Die Arbeit beruht auf einer eineinhalbjährigen Feldforschung zwischen 2012 und 2013 in Köln (Porz-Finkenberg) und Lyon (Vaulx-en- Velin und Bron).
Aufbau
Das Buch ist theoretisch durch unterschiedliche Diskurse zum Thema Marginalisierung motiviert.
- Die Autorin arbeitet diese fokussiert in der Einleitung und im Detail in den Kapiteln 2 bis 4 aus. Kurzgefasst nimmt sie die Position ein, dass erstens die Konstruktion des Bildes von der Jugend in einem hochkomplexen Prozess stattfindet. Dieser Prozess kann aber auf die Akteur/innen zurückgeführt werden, die in der Interaktion mit den Jugendlichen stehen oder sich mit dem Thema medial oder in der Verwaltung damit beschäftigen.
- Zweitens greift Preissing das Konzept der territorialen Stigmatisierung von Wacquant auf. Damit rückt für die Autorin die Frage nach dem Umgang der Jugendlichen mit diesen Stigmatisierungen in den Vordergrund.
- Drittens gliedert sie ihre Forschung in eine transnationale Perspektive ein. Damit soll verdeutlicht werden, inwiefern es sich bei den Praktiken der Akteur/innen um transnationale und globale Muster handelt.
Die Deutsche Nationalbibliothek bietet Einblick in das vollständige Inhaltsverzeichnis.
Inhalt
Im zweiten Kapitel des Buches – die Einleitung stellt das erste Kapitel dar – wird der Stand der Forschung zum Thema Jugend in marginalisierten Stadtteilen in Deutschland und Frankreich aufgearbeitet.
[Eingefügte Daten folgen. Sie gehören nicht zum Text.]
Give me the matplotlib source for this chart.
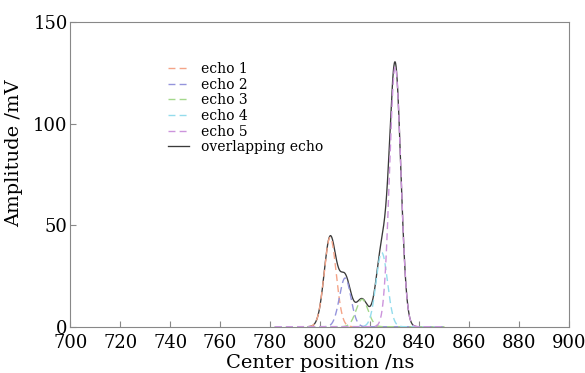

Hierbei ist vor allem hervorzuheben, dass die Autorin an Studien anschließt, die die Raumaneignung von Jugendlichen und deren urbane Kompetenzen in den Mittelpunkt der Forschung stellen. Der damit geforderte Perspektivenwechsel in der Forschung wird weitergehend als Begründung einer transnationalen Forschungsperspektive verstanden.
Anschließend an die herausgestellte Bedeutung von Raumbildern, wird im dritten Kapitel die Konstruktion randstädtischer Räume als „Problemorte“ thematisiert. Hier wird eine zugespitzte Rekapitulation der Entstehungsgeschichte der erforschten Stadtteile in Köln und Lyon geleistet, die die gesellschaftliche Transformation der Großsiedlungen banlieues verständlich macht. Sowohl das Programm „Soziale Stadt“ als auch sein französische Pendant haben hingegen, wie die Autorin darstellt, nichts an der Stigmatisierung der Jugendlichen aus diesen Orte geändert. Kritisch verweist die Autorin auch auf den Anteil der Wissenschaft an der Konstruktion von „Problemstadtteilen“, wobei sie beispielsweise Hartmut Häußermann die Konstruktion von „reißerischen Bedrohungs- und Verfallszenarien“ (S. 49) vorwirft. Dem setzt die Autorin ihren Auffassung einer postmodernen Stadtgesellschaft gegenüber, in der es gelte, „Alltagsphänomene in ihrer Vielschichtigkeit und in ihren Ambivalenzen zu betrachten und zu analysieren“ (S. 63). Dabei agieren Jugendliche in der Stadt als einem Aushandlungsraum, in dem Machtinteressen und asymmetrische Verteilungen von Ressourcen vorwiegen.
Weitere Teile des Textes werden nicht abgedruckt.